Written instruction:
Output each line exactly as it appears, skipping any embedded picture.

Data segment:
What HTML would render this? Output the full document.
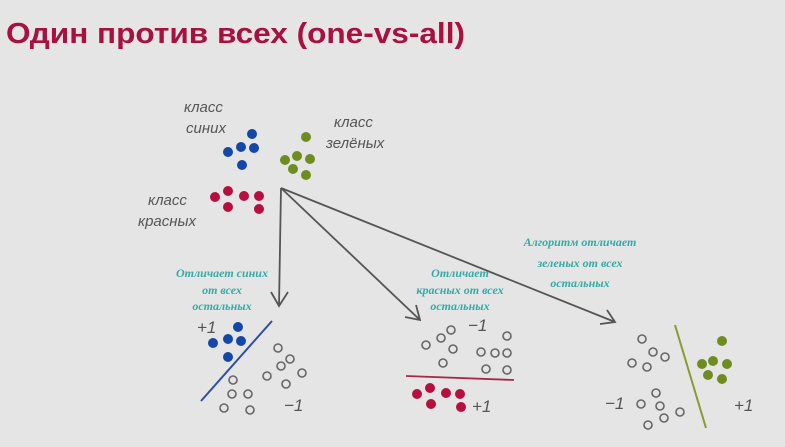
<!DOCTYPE html>
<html><head><meta charset="utf-8"><style>
html,body{margin:0;padding:0;background:#e5e5e5;}
svg{display:block}
.h{font-family:"Liberation Sans",sans-serif;font-style:italic;fill:#555;font-size:15px}
.t{font-family:"Liberation Serif",serif;font-style:italic;font-weight:bold;fill:#35aaa6;font-size:12px;text-anchor:middle}
.o{fill:none;stroke:#666;stroke-width:1.6}
.n{font-family:"Liberation Sans",sans-serif;font-style:italic;fill:#555;font-size:17px}
</style></head><body>
<svg width="785" height="447" viewBox="0 0 785 447">
<rect width="785" height="447" fill="#e5e5e5"/>
<text x="6" y="43" font-family="Liberation Sans,sans-serif" font-weight="bold" font-size="29" fill="#a8103f" textLength="459" lengthAdjust="spacingAndGlyphs">Один против всех (one-vs-all)</text>

<text class="h" x="184" y="112">класс</text>
<text class="h" x="186" y="133">синих</text>
<text class="h" x="334" y="127">класс</text>
<text class="h" x="326" y="148">зелёных</text>
<text class="h" x="148" y="205">класс</text>
<text class="h" x="138" y="226">красных</text>

<g fill="#1447a8"><circle cx="252" cy="134" r="5"/><circle cx="228" cy="152" r="5"/><circle cx="241" cy="147" r="5"/><circle cx="254" cy="148" r="5"/><circle cx="242" cy="165" r="5"/></g>
<g fill="#6f8c20"><circle cx="306" cy="137" r="5"/><circle cx="285" cy="160" r="5"/><circle cx="297" cy="156" r="5"/><circle cx="310" cy="159" r="5"/><circle cx="293" cy="169" r="5"/><circle cx="306" cy="175" r="5"/></g>
<g fill="#b5103f"><circle cx="215" cy="197" r="5"/><circle cx="228" cy="191" r="5"/><circle cx="244" cy="196" r="5"/><circle cx="259" cy="196" r="5"/><circle cx="228" cy="207" r="5"/><circle cx="259" cy="209" r="5"/></g>

<g stroke="#555" stroke-width="1.8" fill="none">
<path d="M281 188 L279 306 M271 292 L279 306 L288 292"/>
<path d="M281 188 L420 320 M405 317 L420 320 L416 305"/>
<path d="M281 188 L615 322 M600 324 L615 322 L607 310"/>
</g>

<text class="t" x="222" y="277">Отличает синих</text>
<text class="t" x="222" y="294">от всех</text>
<text class="t" x="222" y="310">остальных</text>
<text class="t" x="460" y="277">Отличает</text>
<text class="t" x="460" y="294">красных от всех</text>
<text class="t" x="460" y="310">остальных</text>
<text class="t" x="580" y="246">Алгоритм отличает</text>
<text class="t" x="580" y="267">зеленых от всех</text>
<text class="t" x="580" y="287">остальных</text>

<text class="n" x="197" y="333">+1</text>
<g fill="#1447a8"><circle cx="238" cy="327" r="5"/><circle cx="213" cy="343" r="5"/><circle cx="228" cy="339" r="5"/><circle cx="241" cy="341" r="5"/><circle cx="228" cy="357" r="5"/></g>
<line x1="201" y1="401" x2="272" y2="321" stroke="#2f4f9e" stroke-width="2"/>
<g class="o"><circle cx="278" cy="348" r="4"/><circle cx="290" cy="359" r="4"/><circle cx="281" cy="366" r="4"/><circle cx="267" cy="376" r="4"/><circle cx="302" cy="373" r="4"/><circle cx="286" cy="384" r="4"/><circle cx="233" cy="380" r="4"/><circle cx="232" cy="394" r="4"/><circle cx="248" cy="394" r="4"/><circle cx="224" cy="408" r="4"/><circle cx="250" cy="410" r="4"/></g>
<text class="n" x="284" y="411">−1</text>

<text class="n" x="468" y="331">−1</text>
<g class="o"><circle cx="426" cy="345" r="4"/><circle cx="441" cy="338" r="4"/><circle cx="451" cy="330" r="4"/><circle cx="453" cy="349" r="4"/><circle cx="443" cy="363" r="4"/><circle cx="481" cy="352" r="4"/><circle cx="495" cy="353" r="4"/><circle cx="507" cy="353" r="4"/><circle cx="507" cy="336" r="4"/><circle cx="486" cy="369" r="4"/><circle cx="507" cy="370" r="4"/></g>
<line x1="406" y1="376" x2="514" y2="380" stroke="#a8284a" stroke-width="1.8"/>
<g fill="#b5103f"><circle cx="417" cy="394" r="5"/><circle cx="430" cy="388" r="5"/><circle cx="446" cy="393" r="5"/><circle cx="460" cy="394" r="5"/><circle cx="431" cy="404" r="5"/><circle cx="461" cy="407" r="5"/></g>
<text class="n" x="472" y="412">+1</text>

<g class="o"><circle cx="642" cy="339" r="4"/><circle cx="653" cy="352" r="4"/><circle cx="665" cy="357" r="4"/><circle cx="632" cy="363" r="4"/><circle cx="647" cy="367" r="4"/><circle cx="656" cy="393" r="4"/><circle cx="641" cy="404" r="4"/><circle cx="660" cy="406" r="4"/><circle cx="680" cy="412" r="4"/><circle cx="648" cy="425" r="4"/><circle cx="664" cy="418" r="4"/></g>
<line x1="675" y1="325" x2="706" y2="428" stroke="#8a9a30" stroke-width="2"/>
<g fill="#6f8c20"><circle cx="722" cy="341" r="5"/><circle cx="702" cy="364" r="5"/><circle cx="713" cy="361" r="5"/><circle cx="727" cy="364" r="5"/><circle cx="708" cy="375" r="5"/><circle cx="722" cy="379" r="5"/></g>
<text class="n" x="605" y="409">−1</text>
<text class="n" x="734" y="411">+1</text>
</svg>
</body></html>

Response to the task:
What HTML would render this? Output the full document.
<!DOCTYPE html>
<html><head><meta charset="utf-8"><style>
html,body{margin:0;padding:0;background:#e5e5e5;}
svg{display:block}
.h{font-family:"Liberation Sans",sans-serif;font-style:italic;fill:#555;font-size:15px}
.t{font-family:"Liberation Serif",serif;font-style:italic;font-weight:bold;fill:#35aaa6;font-size:12px;text-anchor:middle}
.o{fill:none;stroke:#666;stroke-width:1.6}
.n{font-family:"Liberation Sans",sans-serif;font-style:italic;fill:#555;font-size:17px}
</style></head><body>
<svg width="785" height="447" viewBox="0 0 785 447">
<rect width="785" height="447" fill="#e5e5e5"/>
<text x="6" y="43" font-family="Liberation Sans,sans-serif" font-weight="bold" font-size="29" fill="#a8103f" textLength="459" lengthAdjust="spacingAndGlyphs">Один против всех (one-vs-all)</text>

<text class="h" x="184" y="112">класс</text>
<text class="h" x="186" y="133">синих</text>
<text class="h" x="334" y="127">класс</text>
<text class="h" x="326" y="148">зелёных</text>
<text class="h" x="148" y="205">класс</text>
<text class="h" x="138" y="226">красных</text>

<g fill="#1447a8"><circle cx="252" cy="134" r="5"/><circle cx="228" cy="152" r="5"/><circle cx="241" cy="147" r="5"/><circle cx="254" cy="148" r="5"/><circle cx="242" cy="165" r="5"/></g>
<g fill="#6f8c20"><circle cx="306" cy="137" r="5"/><circle cx="285" cy="160" r="5"/><circle cx="297" cy="156" r="5"/><circle cx="310" cy="159" r="5"/><circle cx="293" cy="169" r="5"/><circle cx="306" cy="175" r="5"/></g>
<g fill="#b5103f"><circle cx="215" cy="197" r="5"/><circle cx="228" cy="191" r="5"/><circle cx="244" cy="196" r="5"/><circle cx="259" cy="196" r="5"/><circle cx="228" cy="207" r="5"/><circle cx="259" cy="209" r="5"/></g>

<g stroke="#555" stroke-width="1.8" fill="none">
<path d="M281 188 L279 306 M271 292 L279 306 L288 292"/>
<path d="M281 188 L420 320 M405 317 L420 320 L416 305"/>
<path d="M281 188 L615 322 M600 324 L615 322 L607 310"/>
</g>

<text class="t" x="222" y="277">Отличает синих</text>
<text class="t" x="222" y="294">от всех</text>
<text class="t" x="222" y="310">остальных</text>
<text class="t" x="460" y="277">Отличает</text>
<text class="t" x="460" y="294">красных от всех</text>
<text class="t" x="460" y="310">остальных</text>
<text class="t" x="580" y="246">Алгоритм отличает</text>
<text class="t" x="580" y="267">зеленых от всех</text>
<text class="t" x="580" y="287">остальных</text>

<text class="n" x="197" y="333">+1</text>
<g fill="#1447a8"><circle cx="238" cy="327" r="5"/><circle cx="213" cy="343" r="5"/><circle cx="228" cy="339" r="5"/><circle cx="241" cy="341" r="5"/><circle cx="228" cy="357" r="5"/></g>
<line x1="201" y1="401" x2="272" y2="321" stroke="#2f4f9e" stroke-width="2"/>
<g class="o"><circle cx="278" cy="348" r="4"/><circle cx="290" cy="359" r="4"/><circle cx="281" cy="366" r="4"/><circle cx="267" cy="376" r="4"/><circle cx="302" cy="373" r="4"/><circle cx="286" cy="384" r="4"/><circle cx="233" cy="380" r="4"/><circle cx="232" cy="394" r="4"/><circle cx="248" cy="394" r="4"/><circle cx="224" cy="408" r="4"/><circle cx="250" cy="410" r="4"/></g>
<text class="n" x="284" y="411">−1</text>

<text class="n" x="468" y="331">−1</text>
<g class="o"><circle cx="426" cy="345" r="4"/><circle cx="441" cy="338" r="4"/><circle cx="451" cy="330" r="4"/><circle cx="453" cy="349" r="4"/><circle cx="443" cy="363" r="4"/><circle cx="481" cy="352" r="4"/><circle cx="495" cy="353" r="4"/><circle cx="507" cy="353" r="4"/><circle cx="507" cy="336" r="4"/><circle cx="486" cy="369" r="4"/><circle cx="507" cy="370" r="4"/></g>
<line x1="406" y1="376" x2="514" y2="380" stroke="#a8284a" stroke-width="1.8"/>
<g fill="#b5103f"><circle cx="417" cy="394" r="5"/><circle cx="430" cy="388" r="5"/><circle cx="446" cy="393" r="5"/><circle cx="460" cy="394" r="5"/><circle cx="431" cy="404" r="5"/><circle cx="461" cy="407" r="5"/></g>
<text class="n" x="472" y="412">+1</text>

<g class="o"><circle cx="642" cy="339" r="4"/><circle cx="653" cy="352" r="4"/><circle cx="665" cy="357" r="4"/><circle cx="632" cy="363" r="4"/><circle cx="647" cy="367" r="4"/><circle cx="656" cy="393" r="4"/><circle cx="641" cy="404" r="4"/><circle cx="660" cy="406" r="4"/><circle cx="680" cy="412" r="4"/><circle cx="648" cy="425" r="4"/><circle cx="664" cy="418" r="4"/></g>
<line x1="675" y1="325" x2="706" y2="428" stroke="#8a9a30" stroke-width="2"/>
<g fill="#6f8c20"><circle cx="722" cy="341" r="5"/><circle cx="702" cy="364" r="5"/><circle cx="713" cy="361" r="5"/><circle cx="727" cy="364" r="5"/><circle cx="708" cy="375" r="5"/><circle cx="722" cy="379" r="5"/></g>
<text class="n" x="605" y="409">−1</text>
<text class="n" x="734" y="411">+1</text>
</svg>
</body></html>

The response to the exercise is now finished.